GIVEN REQUEST: Omit pictures and quote the listing below line by line, from its start through the line that holds "ax.set_ylim(68, 75)".

SOURCE EXCERPT:
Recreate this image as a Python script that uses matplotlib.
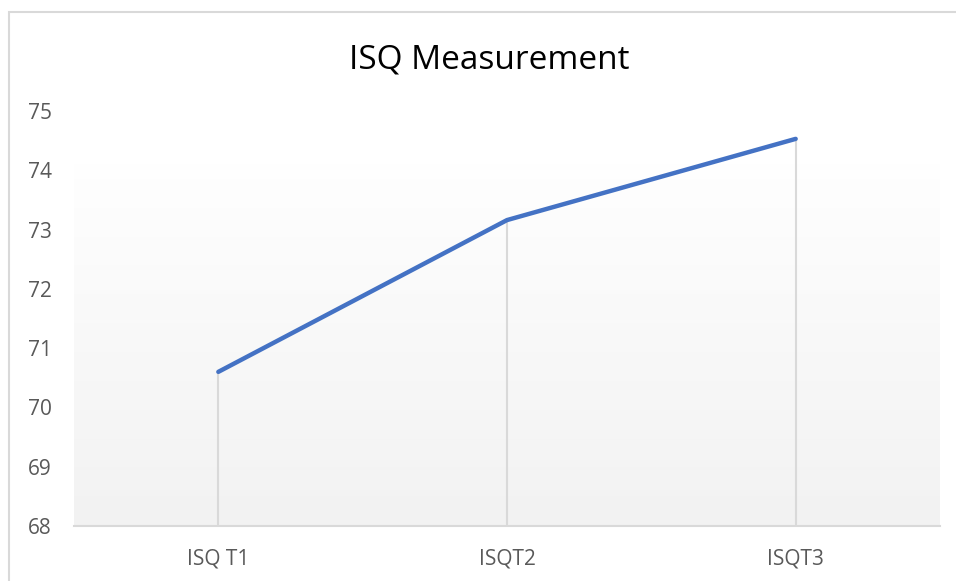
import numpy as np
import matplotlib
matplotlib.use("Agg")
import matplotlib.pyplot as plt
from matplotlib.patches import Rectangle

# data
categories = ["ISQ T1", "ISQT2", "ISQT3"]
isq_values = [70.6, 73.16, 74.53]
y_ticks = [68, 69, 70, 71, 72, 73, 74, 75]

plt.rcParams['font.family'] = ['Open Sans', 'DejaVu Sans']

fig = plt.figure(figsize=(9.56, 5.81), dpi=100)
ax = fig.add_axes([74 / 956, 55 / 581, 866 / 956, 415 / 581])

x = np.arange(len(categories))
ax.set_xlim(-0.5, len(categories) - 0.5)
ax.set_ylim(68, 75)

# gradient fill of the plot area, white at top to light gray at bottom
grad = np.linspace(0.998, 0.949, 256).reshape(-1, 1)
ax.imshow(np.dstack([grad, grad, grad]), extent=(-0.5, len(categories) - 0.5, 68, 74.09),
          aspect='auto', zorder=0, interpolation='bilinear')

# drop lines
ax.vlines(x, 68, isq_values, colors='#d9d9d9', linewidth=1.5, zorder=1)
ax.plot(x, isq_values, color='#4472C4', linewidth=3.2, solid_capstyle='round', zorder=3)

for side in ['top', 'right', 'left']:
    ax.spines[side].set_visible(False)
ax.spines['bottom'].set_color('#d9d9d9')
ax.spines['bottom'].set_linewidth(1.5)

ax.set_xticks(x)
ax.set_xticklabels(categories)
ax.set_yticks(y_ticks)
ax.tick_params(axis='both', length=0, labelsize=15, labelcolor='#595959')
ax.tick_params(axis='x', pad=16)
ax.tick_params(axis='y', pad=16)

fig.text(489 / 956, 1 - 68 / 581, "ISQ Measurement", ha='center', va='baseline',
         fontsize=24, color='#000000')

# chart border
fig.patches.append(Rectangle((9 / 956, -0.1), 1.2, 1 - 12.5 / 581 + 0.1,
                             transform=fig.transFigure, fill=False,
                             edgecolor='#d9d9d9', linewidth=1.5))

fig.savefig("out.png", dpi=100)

WRITTEN RESPONSE:
Recreate this image as a Python script that uses matplotlib.
import numpy as np
import matplotlib
matplotlib.use("Agg")
import matplotlib.pyplot as plt
from matplotlib.patches import Rectangle

# data
categories = ["ISQ T1", "ISQT2", "ISQT3"]
isq_values = [70.6, 73.16, 74.53]
y_ticks = [68, 69, 70, 71, 72, 73, 74, 75]

plt.rcParams['font.family'] = ['Open Sans', 'DejaVu Sans']

fig = plt.figure(figsize=(9.56, 5.81), dpi=100)
ax = fig.add_axes([74 / 956, 55 / 581, 866 / 956, 415 / 581])

x = np.arange(len(categories))
ax.set_xlim(-0.5, len(categories) - 0.5)
ax.set_ylim(68, 75)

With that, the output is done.